_WRITTEN REQUEST:_
Without the pictures, can you quote each line below exactly?

-- start INPUT FOR THIS TASK --

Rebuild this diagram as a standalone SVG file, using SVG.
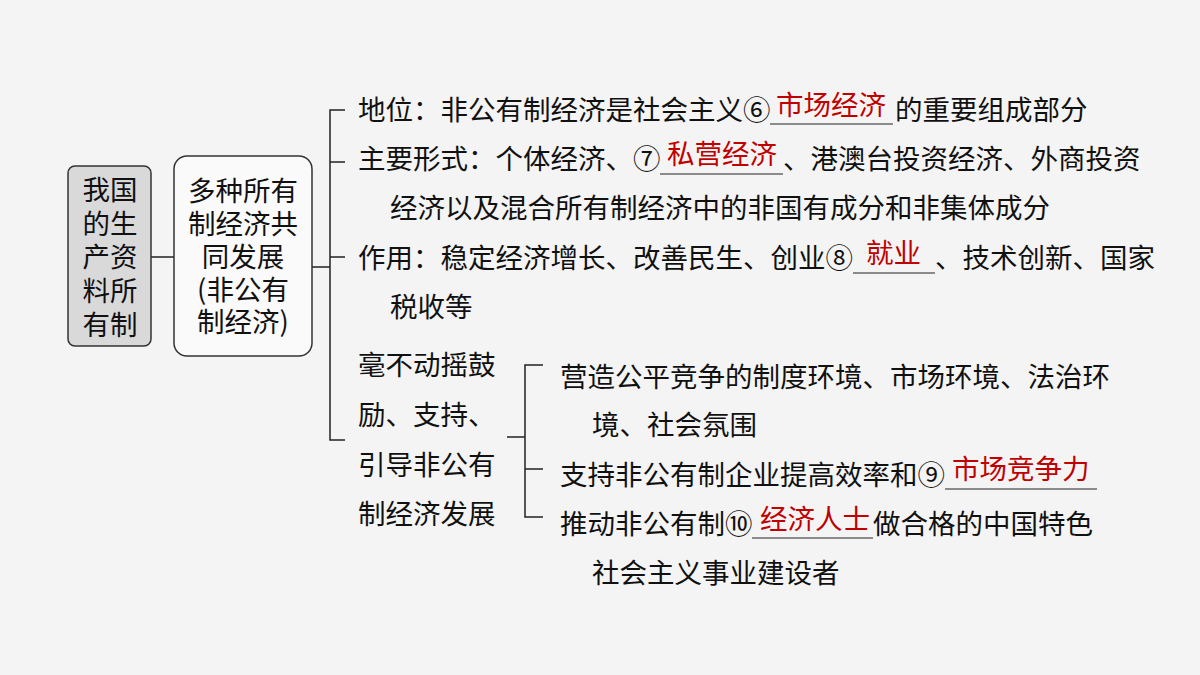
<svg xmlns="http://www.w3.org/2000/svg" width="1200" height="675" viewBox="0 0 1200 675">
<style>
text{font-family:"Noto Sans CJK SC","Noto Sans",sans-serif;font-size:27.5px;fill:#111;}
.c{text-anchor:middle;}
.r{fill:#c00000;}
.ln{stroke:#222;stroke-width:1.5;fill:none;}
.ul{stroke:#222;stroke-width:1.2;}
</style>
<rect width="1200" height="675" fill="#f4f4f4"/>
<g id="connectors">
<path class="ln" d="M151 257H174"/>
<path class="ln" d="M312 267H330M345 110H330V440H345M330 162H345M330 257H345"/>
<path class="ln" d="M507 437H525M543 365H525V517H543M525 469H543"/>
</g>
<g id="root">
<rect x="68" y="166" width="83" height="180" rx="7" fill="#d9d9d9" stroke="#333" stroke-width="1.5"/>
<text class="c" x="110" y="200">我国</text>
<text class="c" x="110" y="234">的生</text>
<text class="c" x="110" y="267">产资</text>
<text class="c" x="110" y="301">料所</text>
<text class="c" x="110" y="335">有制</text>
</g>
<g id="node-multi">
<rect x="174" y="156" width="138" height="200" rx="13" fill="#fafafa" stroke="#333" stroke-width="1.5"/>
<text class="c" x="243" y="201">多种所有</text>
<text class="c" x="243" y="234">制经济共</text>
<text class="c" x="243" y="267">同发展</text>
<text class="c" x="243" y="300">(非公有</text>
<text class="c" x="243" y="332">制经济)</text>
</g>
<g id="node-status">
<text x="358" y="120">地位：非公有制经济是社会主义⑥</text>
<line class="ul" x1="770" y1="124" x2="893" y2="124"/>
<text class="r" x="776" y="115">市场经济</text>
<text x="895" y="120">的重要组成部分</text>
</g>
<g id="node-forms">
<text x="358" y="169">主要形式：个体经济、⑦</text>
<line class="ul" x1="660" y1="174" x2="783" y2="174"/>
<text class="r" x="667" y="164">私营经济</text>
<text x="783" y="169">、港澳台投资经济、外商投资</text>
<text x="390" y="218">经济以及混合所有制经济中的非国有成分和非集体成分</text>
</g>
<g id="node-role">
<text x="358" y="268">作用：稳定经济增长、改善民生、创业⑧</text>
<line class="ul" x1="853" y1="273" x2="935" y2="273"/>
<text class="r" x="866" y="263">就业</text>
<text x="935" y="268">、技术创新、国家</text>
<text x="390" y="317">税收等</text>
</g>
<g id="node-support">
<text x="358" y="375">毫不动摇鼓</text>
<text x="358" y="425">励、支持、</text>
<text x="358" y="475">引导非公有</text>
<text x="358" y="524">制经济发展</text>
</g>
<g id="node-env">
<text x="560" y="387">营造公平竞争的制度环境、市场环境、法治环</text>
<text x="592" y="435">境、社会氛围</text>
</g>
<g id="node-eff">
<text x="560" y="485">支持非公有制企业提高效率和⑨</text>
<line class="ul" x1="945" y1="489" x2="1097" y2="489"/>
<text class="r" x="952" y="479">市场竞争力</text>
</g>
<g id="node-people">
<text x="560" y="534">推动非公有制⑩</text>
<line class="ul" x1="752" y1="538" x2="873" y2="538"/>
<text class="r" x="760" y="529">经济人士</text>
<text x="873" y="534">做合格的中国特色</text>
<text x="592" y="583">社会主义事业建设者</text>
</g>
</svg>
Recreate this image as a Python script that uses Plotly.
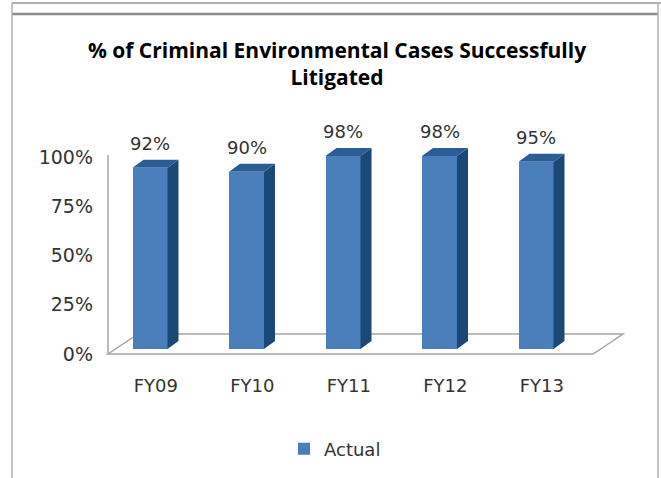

-- end INPUT FOR THIS TASK --

_RESPONSE TO THIS TASK:_
Rebuild this diagram as a standalone SVG file, using SVG.
<svg xmlns="http://www.w3.org/2000/svg" width="1200" height="675" viewBox="0 0 1200 675">
<style>
text{font-family:"Noto Sans CJK SC","Noto Sans",sans-serif;font-size:27.5px;fill:#111;}
.c{text-anchor:middle;}
.r{fill:#c00000;}
.ln{stroke:#222;stroke-width:1.5;fill:none;}
.ul{stroke:#222;stroke-width:1.2;}
</style>
<rect width="1200" height="675" fill="#f4f4f4"/>
<g id="connectors">
<path class="ln" d="M151 257H174"/>
<path class="ln" d="M312 267H330M345 110H330V440H345M330 162H345M330 257H345"/>
<path class="ln" d="M507 437H525M543 365H525V517H543M525 469H543"/>
</g>
<g id="root">
<rect x="68" y="166" width="83" height="180" rx="7" fill="#d9d9d9" stroke="#333" stroke-width="1.5"/>
<text class="c" x="110" y="200">我国</text>
<text class="c" x="110" y="234">的生</text>
<text class="c" x="110" y="267">产资</text>
<text class="c" x="110" y="301">料所</text>
<text class="c" x="110" y="335">有制</text>
</g>
<g id="node-multi">
<rect x="174" y="156" width="138" height="200" rx="13" fill="#fafafa" stroke="#333" stroke-width="1.5"/>
<text class="c" x="243" y="201">多种所有</text>
<text class="c" x="243" y="234">制经济共</text>
<text class="c" x="243" y="267">同发展</text>
<text class="c" x="243" y="300">(非公有</text>
<text class="c" x="243" y="332">制经济)</text>
</g>
<g id="node-status">
<text x="358" y="120">地位：非公有制经济是社会主义⑥</text>
<line class="ul" x1="770" y1="124" x2="893" y2="124"/>
<text class="r" x="776" y="115">市场经济</text>
<text x="895" y="120">的重要组成部分</text>
</g>
<g id="node-forms">
<text x="358" y="169">主要形式：个体经济、⑦</text>
<line class="ul" x1="660" y1="174" x2="783" y2="174"/>
<text class="r" x="667" y="164">私营经济</text>
<text x="783" y="169">、港澳台投资经济、外商投资</text>
<text x="390" y="218">经济以及混合所有制经济中的非国有成分和非集体成分</text>
</g>
<g id="node-role">
<text x="358" y="268">作用：稳定经济增长、改善民生、创业⑧</text>
<line class="ul" x1="853" y1="273" x2="935" y2="273"/>
<text class="r" x="866" y="263">就业</text>
<text x="935" y="268">、技术创新、国家</text>
<text x="390" y="317">税收等</text>
</g>
<g id="node-support">
<text x="358" y="375">毫不动摇鼓</text>
<text x="358" y="425">励、支持、</text>
<text x="358" y="475">引导非公有</text>
<text x="358" y="524">制经济发展</text>
</g>
<g id="node-env">
<text x="560" y="387">营造公平竞争的制度环境、市场环境、法治环</text>
<text x="592" y="435">境、社会氛围</text>
</g>
<g id="node-eff">
<text x="560" y="485">支持非公有制企业提高效率和⑨</text>
<line class="ul" x1="945" y1="489" x2="1097" y2="489"/>
<text class="r" x="952" y="479">市场竞争力</text>
</g>
<g id="node-people">
<text x="560" y="534">推动非公有制⑩</text>
<line class="ul" x1="752" y1="538" x2="873" y2="538"/>
<text class="r" x="760" y="529">经济人士</text>
<text x="873" y="534">做合格的中国特色</text>
<text x="592" y="583">社会主义事业建设者</text>
</g>
</svg>
Recreate this image as a Python script that uses Plotly.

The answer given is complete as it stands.